£60m fund to help accelerate low carbon energy infrastructure
A new £60 million fund is to be made available to accelerate innovation in new technologies including low carbon energy infrastructure by 2020.
The Innovation Fund, announced in the Programme for Government by First Minister Nicola Sturgeon yesterday, will support the development of electricity battery storage, sustainable heating systems and electric vehicle charging.
The Scottish Government intends to end the need for new petrol or diesel vehicles in Scotland by 2032 by taking a range of actions, including expanding the charging network and making the A9 Scotland’s first electric-enabled highway.
The new Innovation Fund will also encourage academia and business to find solutions to some of the challenges that will be faced - for example, among projects the fund could support include identifying innovative solutions to the challenge of charging electric vehicles in heavily tenemented towns and cities.
Making the announcement while visiting the Riverside Museum in Glasgow, the First Minister said: “For centuries, Scotland has been home to many great inventions and I want this technological innovation to be renewed for the future. I want us to be world leaders in developing new low carbon energy technologies and embrace social changes that will reduce our emissions.

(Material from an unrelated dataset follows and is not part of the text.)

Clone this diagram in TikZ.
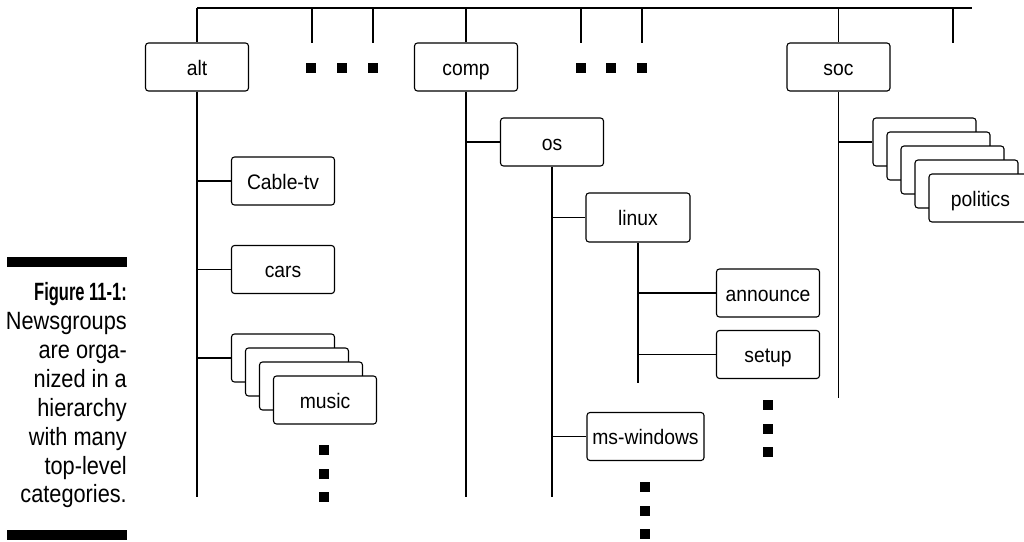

“We have set out a bold new ambition on ultra-low emission vehicles, including electric cars and vans, with a target to phase out the need for petrol and diesel vehicles by 2032, underpinned by a range of actions to expand the charging network, support innovative approaches and encourage the public sector to lead the way.
“Earlier this year I visited Tesla in Silicon Valley to discuss the importance of energy storage technology to Scotland’s wider energy strategy. That visit was an inspiration. We’re witnessing rapid technological change and the many companies focussing their efforts on this sector are making extraordinary advances. I want to see Scotland play its full part in this age of innovation.”
Environment secretary Rosanna Cunningham said: “As well as pushing ahead with the decarbonisation of road transport, we have also announced plans to introduce Low Emission Zones into Scotland’s four biggest cities between 2018 and 2020 – improving air quality and making our city centres a more desirable place to live, work and visit.
“Scotland has made good progress in tackling air pollution, but a there are still areas of our towns and cities where levels are too high. We want to develop a sustainable future for younger generations.
“Taken together, these measures along with our plans to build an Active Nation by investing record sums in walking and cycling, represent a step change in our levels of ambition and it’s heartening to see this being described as Scotland’s boldest and greenest Programme for Government.”
WWF Scotland said the “ambitious, progressive and green Programme for Government, puts Scotland’s low carbon economy in the driving seat”.
Acting head of policy, Gina Hanrahan, said: “Scotland has long been home to world class innovation and this Programme for Government is a welcome commitment to build on our strengths and embrace a sustainable future with confidence. The benefits of today’s announcement will continue to be felt across Scotland for generations to come, as we build on the huge successes of renewable electricity, to create new jobs in clean transport and deliver a thriving economy.
“We’ll be working with Ministers and MSPs from across the Scottish Parliament to ensure these plans are delivered in the best, fairest, most affordable way possible.
Jenny Hogan, deputy chief executive of Scottish Renewables, added: “The announcement of £60m to deliver cutting-edge low-carbon energy infrastructure like electricity battery storage and sustainable heating systems will build on the success of projects already announced under the Low Carbon Infrastructure Transition Programme and further enable our shift to a cleaner, greener economy.”